KUALA LUMPUR: THE INLAND Revenue Board is fast tightening its noose around those who had generated their wealth though illicit means.
Those who thought they had circumvented the system to evade tax all this while, including by stashing their illicit gains in offshore accounts, should think again.
IRB now has at its disposal the “authority” of more than 100 jurisdictions as it is a signatory to the Convention on Mutual Administrative Assistance in Tax Matters, a tool that has made it easier for the board to go after those breaching tax laws.
The board’s chief executive officer, Datuk Seri Sabin Samitah, said having the international legal instrument effectively widened its reach in exchanging information, as well as in prevention and investigations into tax evasion and fraud.
“We leverage the automatic exchange of information on financial accounts under the Multilateral Competent Authority Agreement with our treaty partners. This is apart from the close to 80 treaty partners under the Double Taxation Agreement,” Sabin
told the New Straits Times yesterday.
told the New Straits Times yesterday.
Through these legal tools, IRB would have access to information on extraordinary wealth of individuals and revenues generated through offshore banking transactions.

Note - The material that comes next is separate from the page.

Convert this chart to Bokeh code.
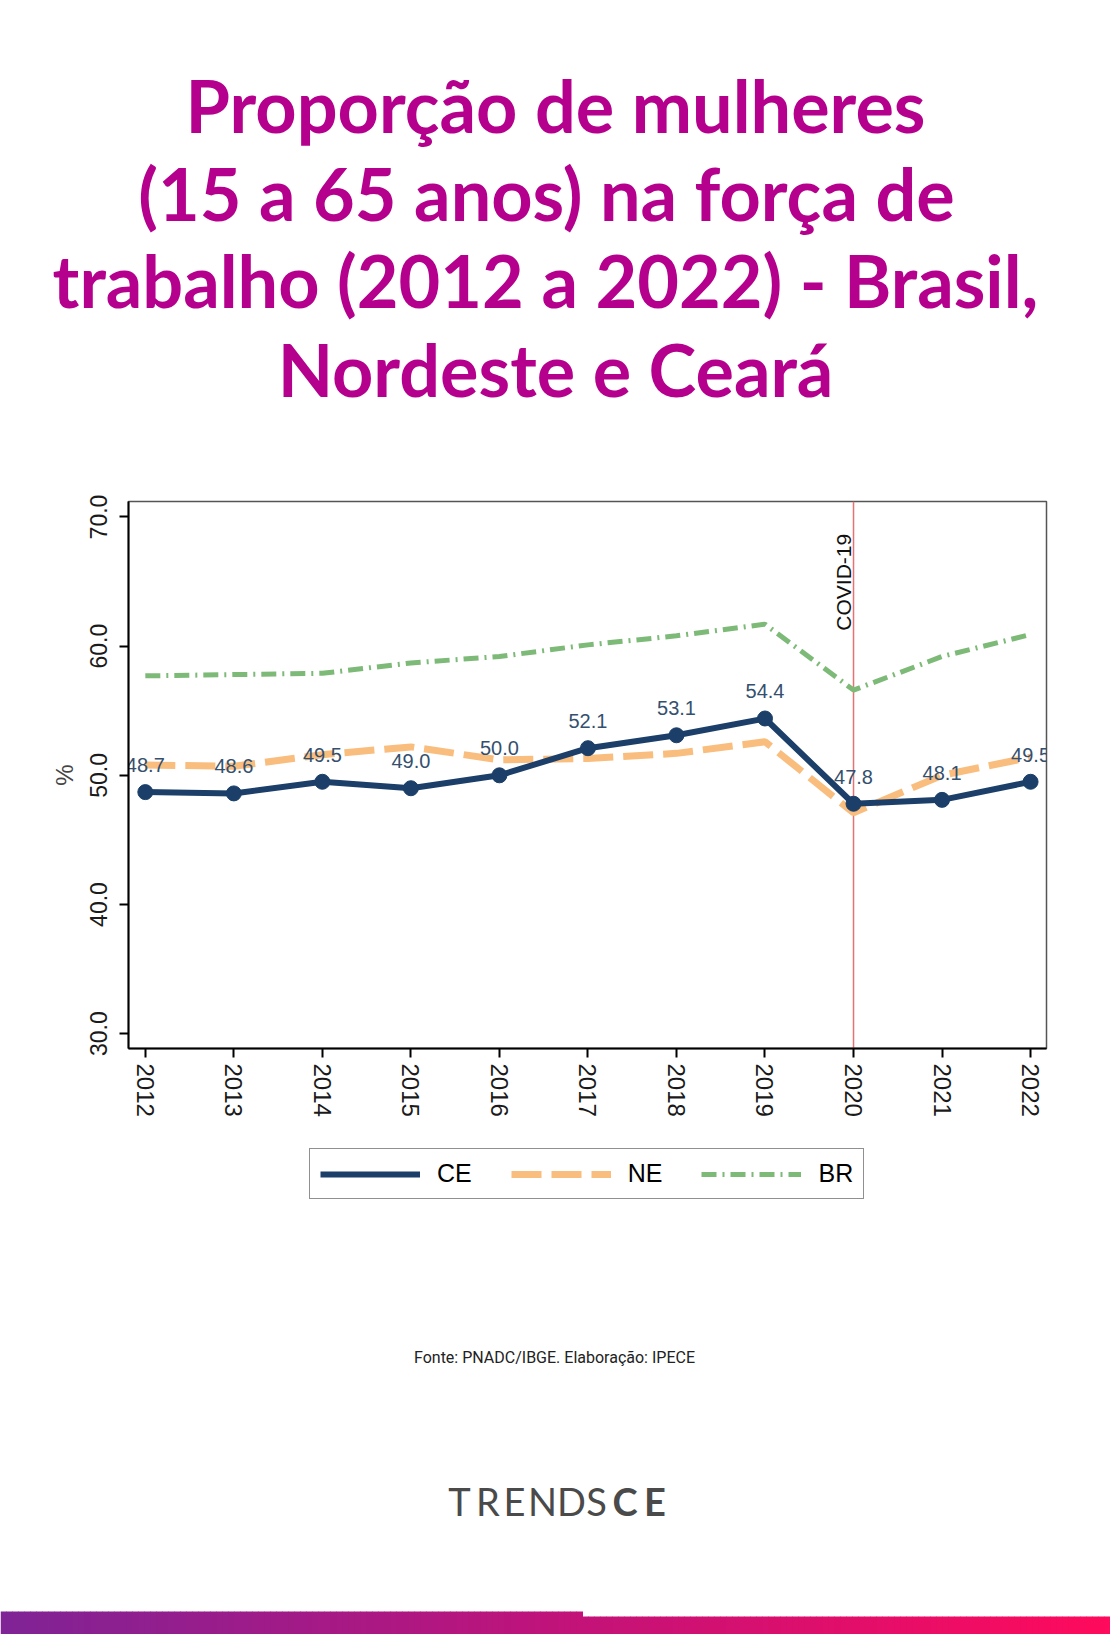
import math
from bokeh.plotting import figure
from bokeh.layouts import column
from bokeh.models import (Range1d, FixedTicker, PrintfTickFormatter, Span,
                          Legend, LegendItem)
from bokeh.core.properties import value
from bokeh.embed import file_html
from bokeh.resources import INLINE

# ---------------- data ----------------
years = [2012, 2013, 2014, 2015, 2016, 2017, 2018, 2019, 2020, 2021, 2022]
ce = [48.7, 48.6, 49.5, 49.0, 50.0, 52.1, 53.1, 54.4, 47.8, 48.1, 49.5]
ne = [50.8, 50.7, 51.6, 52.2, 51.2, 51.3, 51.7, 52.6, 47.1, 50.0, 51.4]
br = [57.7, 57.8, 57.9, 58.7, 59.2, 60.1, 60.8, 61.7, 56.6, 59.2, 60.9]
ce_labels = [f"{v:.1f}" for v in ce]
y_ticks = [30, 40, 50, 60, 70]
series_names = ["CE", "NE", "BR"]
covid_year = 2020
covid_label = "COVID-19"

title_lines = ["Proporção de mulheres",
               "(15 a 65 anos) na força de",
               "trabalho (2012 a 2022) - Brasil,",
               "Nordeste e Ceará"]
source_text = "Fonte: PNADC/IBGE. Elaboração: IPECE"
logo_thin = ["T", "R", "E", "N", "D", "S"]
logo_bold = ["C", "E"]

# ---------------- styles ----------------
W = 1110
MAGENTA = "#b5008e"
C_CE = "#1b3f68"
C_CE_LBL = "#34506e"
C_NE = "#f9bd7e"
C_BR = "#7dba78"
C_COVID = "#e57373"
AX_FONT = value("Liberation Sans")
NAN = float("nan")

# ---------------- header (page px 0..470) ----------------
hdr = figure(width=W, height=470, x_range=Range1d(0, W), y_range=Range1d(470, 0),
             x_axis_type=None, y_axis_type=None, toolbar_location=None,
             output_backend="svg", min_border=0, outline_line_color=None,
             frame_align=False)
title_x = [555, 546, 545, 555]
title_mid = [104, 192, 279, 368]
hdr.text(x=title_x, y=title_mid, text=title_lines, text_align="center",
         text_baseline="middle", text_font=value("Lato"), text_font_style="bold",
         text_font_size="72px", text_color=MAGENTA)

# ---------------- chart (page px 470..1140) ----------------
p = figure(frame_width=918, frame_height=547, x_range=Range1d(2011.81, 2022.18),
           y_range=Range1d(28.85, 71.2), toolbar_location=None, output_backend="svg",
           min_border_left=128, min_border_right=64, min_border_top=31,
           min_border_bottom=92, outline_line_color="#555555", outline_line_width=1.5,
           frame_align=False)
p.grid.visible = False

p.add_layout(Span(location=covid_year, dimension="height", line_color=C_COVID,
                  line_width=1.5, level="underlay"))

p.line(years, br, line_color=C_BR, line_width=5, line_dash="15 6 2 6")
p.line(years, ne, line_color=C_NE, line_width=7, line_dash="30 10")
p.line(years, ce, line_color=C_CE, line_width=6)
p.scatter(years, ce, size=15, color=C_CE)
p.text(x=years, y=ce, text=ce_labels, text_align="center", text_baseline="middle",
       y_offset=-27, text_font=AX_FONT, text_font_size="20px", text_color=C_CE_LBL)
p.text(x=[covid_year], y=[68.7], text=[covid_label], angle=math.pi / 2,
       text_align="right", text_baseline="middle", x_offset=-10,
       text_font=AX_FONT, text_font_size="21px", text_color="#111111")

for ax in (p.xaxis[0], p.yaxis[0]):
    ax.axis_line_color = "black"
    ax.axis_line_width = 2
    ax.major_tick_line_color = "black"
    ax.major_tick_line_width = 2
    ax.major_tick_out = 9
    ax.major_tick_in = 0
    ax.minor_tick_line_color = None
    ax.major_label_orientation = "vertical"
    ax.major_label_text_font = "Liberation Sans"
    ax.major_label_text_color = "#1a1a1a"

p.xaxis.ticker = FixedTicker(ticks=years)
p.xaxis.major_label_text_font_size = "24px"
p.xaxis.major_label_standoff = 6
p.yaxis.ticker = FixedTicker(ticks=y_ticks)
p.yaxis.formatter = PrintfTickFormatter(format="%.1f")
p.yaxis.major_label_text_font_size = "23px"
p.yaxis.major_label_standoff = 12
p.yaxis.axis_label = "%"
p.yaxis.axis_label_text_font = "Liberation Sans"
p.yaxis.axis_label_text_font_style = "normal"
p.yaxis.axis_label_text_font_size = "24px"
p.yaxis.axis_label_standoff = 10

# ---------------- footer (page px 1140..1634) ----------------
ftr = figure(width=W, height=494, x_range=Range1d(0, W), y_range=Range1d(1634, 1140),
             x_axis_type=None, y_axis_type=None, toolbar_location=None,
             output_backend="svg", min_border=0, outline_line_color=None,
             frame_align=False)

# legend keys styled like the chart's series (no visible data)
k_ce = ftr.line(x=[NAN, NAN], y=[NAN, NAN], line_color=C_CE, line_width=6)
k_ne = ftr.line(x=[NAN, NAN], y=[NAN, NAN], line_color=C_NE, line_width=7,
                line_dash="30 10")
k_br = ftr.line(x=[NAN, NAN], y=[NAN, NAN], line_color=C_BR, line_width=5,
                line_dash="15 6 2 6")
legend = Legend(items=[LegendItem(label=series_names[0], renderers=[k_ce]),
                       LegendItem(label=series_names[1], renderers=[k_ne]),
                       LegendItem(label=series_names[2], renderers=[k_br])],
                orientation="horizontal", location=(309, 435),
                glyph_width=100, glyph_height=26, label_standoff=17, spacing=39,
                padding=10, margin=0, label_text_font="Liberation Sans",
                label_text_font_size="25px", label_text_color="black",
                border_line_color="#222222", border_line_width=1.5,
                background_fill_color="white", background_fill_alpha=1.0)
ftr.add_layout(legend, "center")

ftr.text(x=[554], y=[1357], text=[source_text], text_align="center",
         text_baseline="middle", text_font=value("Roboto"), text_font_size="16px",
         text_color="#222222")
ftr.text(x=[459, 487.5, 514, 542, 571, 596], y=[1500.5] * 6, text=logo_thin,
         text_align="center", text_baseline="middle", text_font=value("Lato"),
         text_font_size="38px", text_color="#4a4a4a")
ftr.text(x=[624.5, 654.5], y=[1500.5] * 2, text=logo_bold, text_align="center",
         text_baseline="middle", text_font=value("Lato"), text_font_style="bold",
         text_font_size="38px", text_color="#4a4a4a")

# gradient bar (decoration)
stops = [(0, (0x7f, 0x23, 0x96)), (555, (0xc0, 0x13, 0x7a)), (1110, (0xff, 0x0a, 0x5c))]
def grad(x):
    for (x0, c0), (x1, c1) in zip(stops[:-1], stops[1:]):
        if x <= x1:
            t = (x - x0) / (x1 - x0)
            return "#%02x%02x%02x" % tuple(int(round(a + (b - a) * t)) for a, b in zip(c0, c1))
    return "#%02x%02x%02x" % stops[-1][1]
lefts = list(range(0, 1110, 6))
rights = [l + 6.5 for l in lefts]
tops = [1611 if l < 577 else 1616 for l in lefts]
cols = [grad(l + 3) for l in lefts]
ftr.quad(left=lefts, right=rights, top=tops, bottom=[1640] * len(lefts),
         fill_color=cols, line_color=None)

layout = column(hdr, p, ftr)
open("out.html", "w").write(file_html(layout, INLINE))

A report by the Washington-based International Consortium of Investigative Journalists (ICIJ) several years ago suggested that there were more than 1,500 Malaysian-owned offshore companies in Singapore and the British Virgin Islands alone.
It said while many offshore companies carried out legitimate transactions, others were likely to have been involved in the loss of more than RM871 billion through illicit outflows over a 10-year period, as reported by Washington-based financial watchdog Global Financial Integrity (GFI).
GFI has, in the past, reported that at a particular time, close to RM200 billion of “dirty money” was siphoned off from Malaysia.
The leaked ICIJ files provide secret records of offshore holdings of people and companies in more than 170 countries and territories.
Sabin told the New Straits Times Press on Tuesday that individuals red-flagged for possibly having breached the Income Tax Act 1967 would be given a notice for failing to declare possessions, based on checks carried out on the revenue listed in the board’s database.
“The notice, issued through an accompanying letter and form, under Section 79 of the act, would require the recipients to furnish details within 30 days, failing which legal action would follow.
“Section 120 of the same act provides a maximum fine of RM2,000 or six-month imprisonment against any individual who refuses to comply with the notice issued by IRB.”
He said apart from its links with foreign taxation authorities, IRB had also included insurance companies and the Road Transport Department as its “eyes”.
The board also has direct contact with other agencies that would enable it to learn about revenues garnered from commissions, including of agents or middlemen in any business deals.
Finance Minister Lim Guan Eng, in tabling the 2019 Budget last Friday, said IRB would investigate any extraordinary wealth of individuals, who included those who owned luxury items, such as jewellery, watches, handbags, luxury cars and real estate.
He had said the board would take action to recover tax revenue, whether through penalties, fines or supplementary tax.
The ICIJ report quoted a former officer in the IRB who suggested that there are Malaysians who park their money offshore to enjoy significantly lower or no taxes and that when the income is illegal, they are protected by a wall of secrecy.
The former tax investigator was quoted as saying that while the setting up of offshore companies was in itself not illegal, such companies could be used to evade taxes.